Not too much investment is needed in a fashion blog – website development and hosting can be quite inexpensive – but it will require lots of legwork. Whether you’re stalking the city streets in search of fashionable photo ops or following the moves of leading designers, you’ll need to be tracking changing trends at every moment.

On the plus side, a fashion blog can be a complement to your existing job, said Angie Wojak, director of career services at the School of Visual Arts.

“You can start a blog on your own while looking for job, and it doesn’t take a big outlay of cash,” Wojak said.

Photo stylists work with photographers to scout shoot locations, get clothing to shoots, buy furniture and accessories and generally make sure the photo shoot goes as planned. It requires a good sense of fashion, an understanding of fashion history, and the smarts to know where to source your products, according to Sara Petitt, coordinator of the fabric styling program at the Fashion Institute of Technology, in New York.

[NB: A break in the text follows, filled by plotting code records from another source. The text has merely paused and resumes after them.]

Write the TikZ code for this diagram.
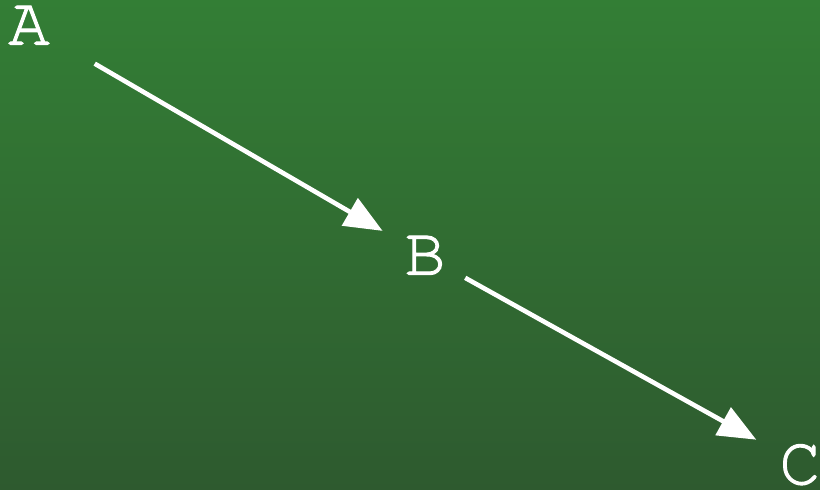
\documentclass[tikz,border=0pt]{standalone}
\usepackage[T1]{fontenc}
\usetikzlibrary{arrows.meta}
\definecolor{bgtop}{RGB}{51,126,53}
\definecolor{bgbot}{RGB}{46,90,47}
\newcommand{\heavytxt}[1]{\special{pdf:literal 2 Tr 1 w}#1\special{pdf:literal 0 Tr 0.4 w}}
\tikzset{
  lbl/.style={text=white,inner sep=0pt,font=\fontencoding{T1}\fontfamily{pcr}\fontsize{69}{69}\selectfont},
  arr/.style={draw=white,line width=4.6pt,-{Triangle[length=38pt,width=31pt]}}
}
\begin{document}
\begin{tikzpicture}[x=1pt,y=-1pt]
\shade[top color=bgtop,bottom color=bgbot] (0,0) rectangle (820,490);
\useasboundingbox (0,0) rectangle (820,490);
\node[lbl] (A) at (29,25.5) {\heavytxt{A}};
\node[lbl] (B) at (425,255.5) {\heavytxt{B}};
\node[lbl] (C) at (800,464) {\heavytxt{C}};
\draw[arr,shorten <=76pt,shorten >=49pt] (A.center) -- (B.center);
\draw[arr,shorten <=46pt,shorten >=50pt] (B.center) -- (C.center);
\end{tikzpicture}
\end{document}
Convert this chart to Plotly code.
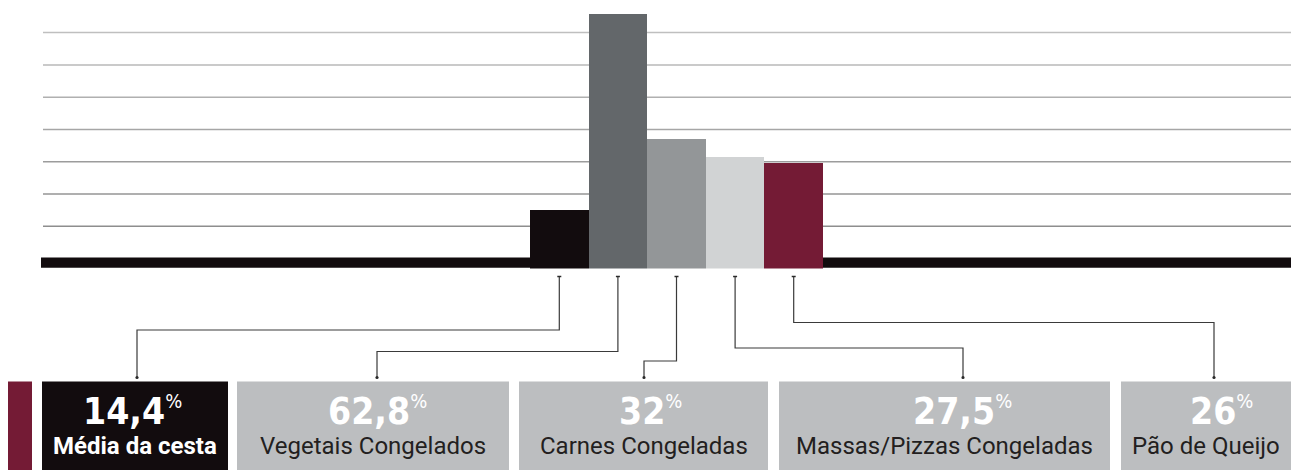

Successful photo stylists can come from any background. They usually make their mark by doing a good job and gaining business through word of mouth. Photo stylists can be paid hourly or by the project.

Do you love to talk your favorite designer brands up to friends and family? Are you always searching for the latest fashion news and sample sales? If so, you might consider starting your own fashion public relations business. Fashion PR is a difficult field to break into, but with the right skill set and connections, you can help designers and other fashion businesses get noticed by the media and fashionistas.

In an article on PR Couture, entrepreneur Jonathan Leger writes that there are several key components to success as a fashion PR professional. You must first be able to create a strong brand for your clients to differentiate them from other designers. You must also know how to work with fashion editors to get magazine placements, and with models and celebrities to get your clients’ work in the public eye. You should also have a keen understanding of media trends and be able to prove the value of your work.